Kinetics of the polymerization of methylhydroquinone diacetate, terephthalic acid and poly(ethylene-terephthalate)

Poly(ethylene terephthalate) (PET) was modified using methyl hydroquinone diacetate (MHQDA) and terephthalic acid (TA) to develop copolyester membranes for pervaporation separation. These membranes are expected to have improved thermomechanical properties. Two different polymer compositions (PET 70/30 (MHQDA+TA) and PET 50/50 (MHQDA+TA)) were synthesized using the melt polymerization route. The melt polymerization kinetics of these systems are reported. Two different polyesterification catalysts sodium acetate and potassium acetate were tried at 280°C, 290°C and 300°C. The polycondensations were found to obey second order kinetics irrespective of whether the reaction was catalyzed or uncatalyzed. No breaks were observed in the kinetic plots suggesting the absence of different kinetic regime during the course of the reaction. An elaborate kinetic model that presupposes a steady state approach to the reaction fits the experimental data accurately.
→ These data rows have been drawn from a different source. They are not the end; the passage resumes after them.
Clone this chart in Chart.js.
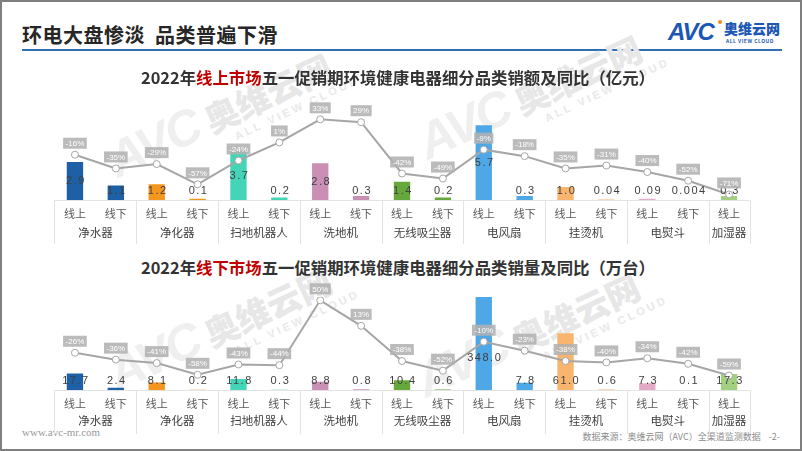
<!DOCTYPE html>
<html><head><meta charset="utf-8">
<script src="https://cdn.jsdelivr.net/npm/chart.js@4"></script>
<style>
html,body{margin:0;padding:0;background:#fff;}
body{width:802px;height:451px;position:relative;overflow:hidden;font-family:"Noto Sans CJK SC","Noto Sans",sans-serif;}
.frame{position:absolute;left:0;top:0;width:802px;height:451px;border:2px solid #7f7f7f;box-sizing:border-box;z-index:20;pointer-events:none;}
.main{position:absolute;left:22px;top:20px;font-size:20px;font-weight:700;color:#262626;line-height:30px;letter-spacing:0.5px;}
.rule{position:absolute;left:22px;top:49px;width:760px;height:2px;background:#2f6db5;}
.ct{position:absolute;left:0;width:796px;text-align:center;font-size:16.4px;font-weight:700;color:#333;line-height:22px;z-index:5;}
.ct b{color:#c00000;font-weight:700;}
.box{position:absolute;left:0;width:802px;z-index:4;}
.wm{position:absolute;z-index:1;transform-origin:left top;transform:rotate(-25deg);white-space:nowrap;width:260px;height:60px;}
.wm .a{position:absolute;left:0;top:0;font-family:'Liberation Sans';font-style:italic;font-weight:900;font-size:50px;line-height:50px;color:#efefef;letter-spacing:-2px;}
.wm .z{position:absolute;left:104px;top:8px;font-weight:900;font-size:34px;line-height:40px;color:#e7e7e7;}
.wm .e{position:absolute;left:124px;top:48px;font-family:'Liberation Sans';font-weight:700;font-size:11px;color:#e9e9e9;letter-spacing:3px;}
.foot1{position:absolute;left:22px;top:426px;font-family:"Liberation Serif",serif;font-size:11px;color:#9a9a9a;}
.foot2{position:absolute;right:22px;top:430px;font-size:9px;color:#8c8c8c;}
.logo{position:absolute;left:668px;top:18px;}
</style></head><body>
<div class="frame"></div>
<div class="main">环电大盘惨淡&nbsp;&nbsp;品类普遍下滑</div>
<div class="rule"></div>
<div class="logo">
  <span style="position:absolute;left:0;top:0;font-family:'Liberation Sans';font-style:italic;font-weight:900;font-size:24px;color:#1c57b3;letter-spacing:-1px;line-height:28px;">AVC</span>
  <span style="position:absolute;left:50px;top:2px;width:4px;height:4px;border-radius:2px;background:#f08c1a;"></span>
  <span style="position:absolute;left:56px;top:1px;font-size:14px;font-weight:900;color:#1c57b3;line-height:18px;white-space:nowrap;">奥维云网</span>
  <span style="position:absolute;left:58px;top:19px;font-size:5px;font-weight:700;color:#1c57b3;white-space:nowrap;letter-spacing:0.5px;">ALL VIEW CLOUD</span>
</div>
<div class="wm" style="left:100px;top:140px;"><span class="a">AVC</span><span class="z">奥维云网</span><span class="e">ALL VIEW CLOUD</span></div>
<div class="wm" style="left:410px;top:122px;"><span class="a">AVC</span><span class="z">奥维云网</span><span class="e">ALL VIEW CLOUD</span></div>
<div class="wm" style="left:100px;top:354px;"><span class="a">AVC</span><span class="z">奥维云网</span><span class="e">ALL VIEW CLOUD</span></div>
<div class="wm" style="left:408px;top:360px;"><span class="a">AVC</span><span class="z">奥维云网</span><span class="e">ALL VIEW CLOUD</span></div>
<div class="ct" style="top:66px;">2022年<b>线上市场</b>五一促销期环境健康电器细分品类销额及同比（亿元）</div>
<div class="ct" style="top:256px;">2022年<b>线下市场</b>五一促销期环境健康电器细分品类销量及同比（万台）</div>
<div class="box" style="top:88px;height:157px;"><canvas id="c1"></canvas></div>
<div class="box" style="top:280px;height:155px;"><canvas id="c2"></canvas></div>
<div class="foot1">www.avc-mr.com</div>
<div class="foot2">数据来源：奥维云网（AVC）全渠道监测数据&nbsp;&nbsp;&nbsp;&nbsp;-2-</div>
<script>
// ---- data ----
const categories = ['净水器','净化器','扫地机器人','洗地机','无线吸尘器','电风扇','挂烫机','电熨斗','加湿器'];
const channels = ['线上','线下','线上','线下','线上','线下','线上','线下','线上','线下','线上','线下','线上','线下','线上','线下','线上'];
const groupIndex = [0,0,1,1,2,2,3,3,4,4,5,5,6,6,7,7,8];
const onlineSales = [2.9,1.1,1.2,0.1,3.7,0.2,2.8,0.3,1.4,0.2,5.7,0.3,1.0,0.04,0.09,0.004,0.3];
const onlineYoY = [-16,-35,-29,-57,-24,1,33,29,-42,-49,-9,-18,-35,-31,-40,-52,-71];
const offlineVolume = [17.7,2.4,8.1,0.2,11.8,0.3,8.8,0.8,10.4,0.6,348.0,7.8,61.0,0.6,7.3,0.1,17.3];
const offlineYoY = [-26,-36,-41,-58,-43,-44,50,13,-38,-52,-10,-23,-38,-40,-34,-42,-59];
const groupColors = ['#1d60a6','#f5961e','#44d5b7','#c98fb4','#67a83c','#4ea7e7','#f9b46e','#e3aac6','#a1d17f'];

function fmt(v){ return v < 0.1 && v > 0 ? String(v) : v.toFixed(1); }

const labelPlugin = {
  id:'labels',
  afterDatasetsDraw(chart, args, opts){
    const ctx = chart.ctx;
    const area = chart.chartArea;
    const xs = chart.scales.x;
    ctx.save();
    ctx.strokeStyle = '#e3e3e3';
    ctx.lineWidth = 1;
    ctx.beginPath();
    ctx.moveTo(area.left, Math.round(area.bottom)+0.5);
    ctx.lineTo(area.right, Math.round(area.bottom)+0.5);
    ctx.stroke();
    const half = (xs.getPixelForValue(1) - xs.getPixelForValue(0))/2;
    let start = 0;
    for (let i=0;i<=groupIndex.length;i++){
      if (i===groupIndex.length || (i>0 && groupIndex[i]!==groupIndex[i-1])){
        const x0 = xs.getPixelForValue(start)-half;
        const x1 = xs.getPixelForValue(i-1)+half;
        if (start===0){
          ctx.beginPath();ctx.moveTo(Math.round(x0)+0.5, area.bottom);ctx.lineTo(Math.round(x0)+0.5, area.bottom+44);ctx.stroke();
        }
        ctx.beginPath();ctx.moveTo(Math.round(x1)+0.5, area.bottom);ctx.lineTo(Math.round(x1)+0.5, area.bottom+44);ctx.stroke();
        ctx.fillStyle = '#404040';
        ctx.font = '11.5px "Noto Sans CJK SC"';
        ctx.textAlign = 'center';
        ctx.textBaseline = 'middle';
        ctx.fillText(categories[groupIndex[start]], (x0+x1)/2, area.bottom + opts.groupY);
        start = i;
      }
    }
    const barMeta = chart.getDatasetMeta(1);
    const vals = chart.data.datasets[1].data;
    const ymax = chart.scales.y.max;
    ctx.font = '11px "Liberation Sans"';
    ctx.letterSpacing = '1.5px';
    ctx.fillStyle = '#404040';
    ctx.textAlign = 'center';
    ctx.textBaseline = 'middle';
    barMeta.data.forEach((el,i)=>{
      const v = vals[i];
      let y;
      if (opts.mode === 'center'){
        y = Math.min((el.y + el.base)/2, area.bottom - 9);
      } else {
        y = v > ymax ? area.bottom - 32 : area.bottom - 9;
      }
      ctx.fillText(fmt(v), el.x + 1, y);
    });
    ctx.letterSpacing = '0px';
    const lineMeta = chart.getDatasetMeta(0);
    const yoy = chart.data.datasets[0].data;
    ctx.font = '8px "Liberation Sans"';
    lineMeta.data.forEach((el,i)=>{
      const t = yoy[i] + '%';
      const w = ctx.measureText(t).width + 5;
      const cy = el.y - 11.5;
      ctx.fillStyle = 'rgba(178,178,178,0.88)';
      ctx.fillRect(el.x - w/2, cy - 5.5, w, 11);
      ctx.fillStyle = '#ffffff';
      ctx.fillText(t, el.x, cy + 0.5);
    });
    ctx.restore();
  }
};

function makeChart(id, bars, yoy, barMax, lineMin, lineMax, padTop, mode, groupY){
  new Chart(document.getElementById(id), {
    data:{
      labels: channels,
      datasets:[
        {type:'line', data: yoy, yAxisID:'y2', order:0, borderColor:'#a6a6a6', borderWidth:2,
         pointRadius:3.5, pointBackgroundColor:'#ffffff', pointBorderColor:'#a6a6a6', pointBorderWidth:1, tension:0},
        {type:'bar', data: bars, yAxisID:'y', order:1,
         backgroundColor: groupIndex.map(g=>groupColors[g]), barPercentage:0.4, categoryPercentage:1}
      ]
    },
    options:{
      responsive:true, maintainAspectRatio:false, animation:false,
      devicePixelRatio:1,
      layout:{padding:{left:54.5, right:52.5, top:padTop, bottom:0}},
      plugins:{legend:{display:false}, tooltip:{enabled:false}, labels:{mode, groupY}},
      scales:{
        x:{type:'category', offset:true, grid:{display:false, drawTicks:false}, border:{display:false},
           ticks:{color:'#595959', font:{family:'"Noto Sans CJK SC"', size:11}, padding:7, autoSkip:false, maxRotation:0},
           afterFit(s){ s.height = 45; }},
        y:{display:false, min:0, max:barMax},
        y2:{display:false, min:lineMin, max:lineMax}
      }
    },
    plugins:[labelPlugin]
  });
}
makeChart('c1', onlineSales, onlineYoY, 8, -78.7, 66.4, 7.2, 'center', 33);
makeChart('c2', offlineVolume, offlineYoY, 100, -80, 54.8, 17, 'base', 31);
</script>
</body></html>
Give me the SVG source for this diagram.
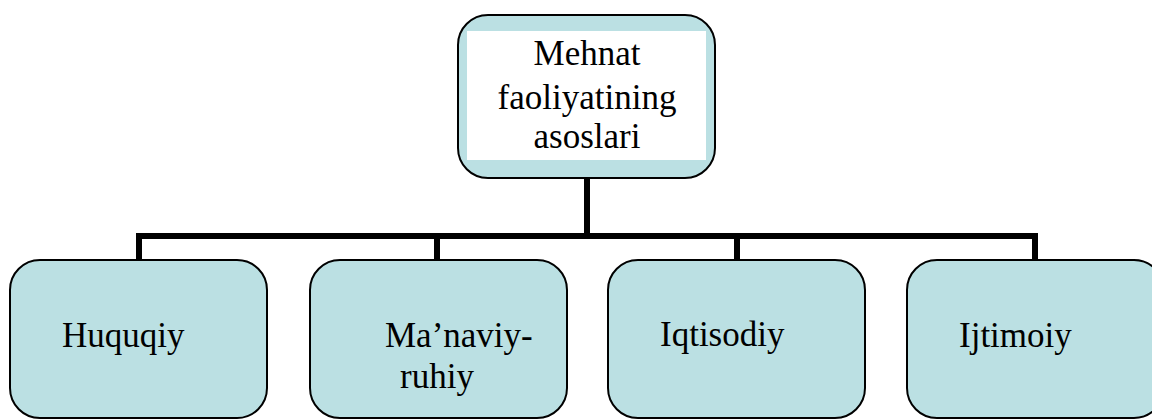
<svg xmlns="http://www.w3.org/2000/svg" width="1152" height="419" viewBox="0 0 1152 419">
  <style>
    .box { fill: #BBE0E3; stroke: #000; stroke-width: 2; }
    .label { font-size: 35px; fill: #000; }
    .wire { fill: none; stroke: #000; stroke-width: 6; stroke-linejoin: miter; stroke-linecap: butt; }
  </style>
  <rect width="1152" height="419" fill="#fff"/>

  <!-- org-chart connectors -->
  <g id="connectors">
    <path class="wire" d="M587,178 V236"/>
    <path class="wire" d="M139,260 V236 H1035 V260"/>
    <path class="wire" d="M437,236 V260"/>
    <path class="wire" d="M737,236 V260"/>
  </g>

  <g font-family="Liberation Serif, DejaVu Serif, serif">
    <!-- root node -->
    <g id="root">
      <rect class="box" x="458" y="15" width="257" height="163" rx="30" ry="30"/>
      <rect x="467" y="31" width="239" height="129" fill="#fff"/>
      <text class="label" text-anchor="middle" x="587" y="65">Mehnat</text>
      <text class="label" text-anchor="middle" x="587" y="109">faoliyatining</text>
      <text class="label" text-anchor="middle" x="587" y="148">asoslari</text>
    </g>

    <g id="huquqiy">
      <rect class="box" x="10" y="260" width="257" height="158" rx="30" ry="30"/>
      <text class="label" x="62" y="347">Huquqiy</text>
    </g>

    <g id="manaviy">
      <rect class="box" x="310" y="260" width="257" height="158" rx="30" ry="30"/>
      <text class="label" x="385" y="347">Ma’naviy-</text>
      <text class="label" x="400" y="388">ruhiy</text>
    </g>

    <g id="iqtisodiy">
      <rect class="box" x="608" y="260" width="257" height="158" rx="30" ry="30"/>
      <text class="label" x="660" y="346">Iqtisodiy</text>
    </g>

    <g id="ijtimoiy">
      <rect class="box" x="907" y="260" width="257" height="158" rx="30" ry="30"/>
      <text class="label" x="959" y="347">Ijtimoiy</text>
    </g>
  </g>
</svg>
Activation energy values for the first rate constant (k1) for uncatalyzed PET 70/30 (MHQDA+TA) and PET 50/50 (MHQDA+TA) lie between 100 and 150 kJ mol−1 while for reactions catalyzed using sodium acetate and potassium acetate the values were between 25 and 40 kJ mol−1. Differential scanning analysis of the copolyester reveals that PET 70/30 (MHQDA+TA) and PET 50/50 (MHQDA+TA) are liquid crystalline in nature.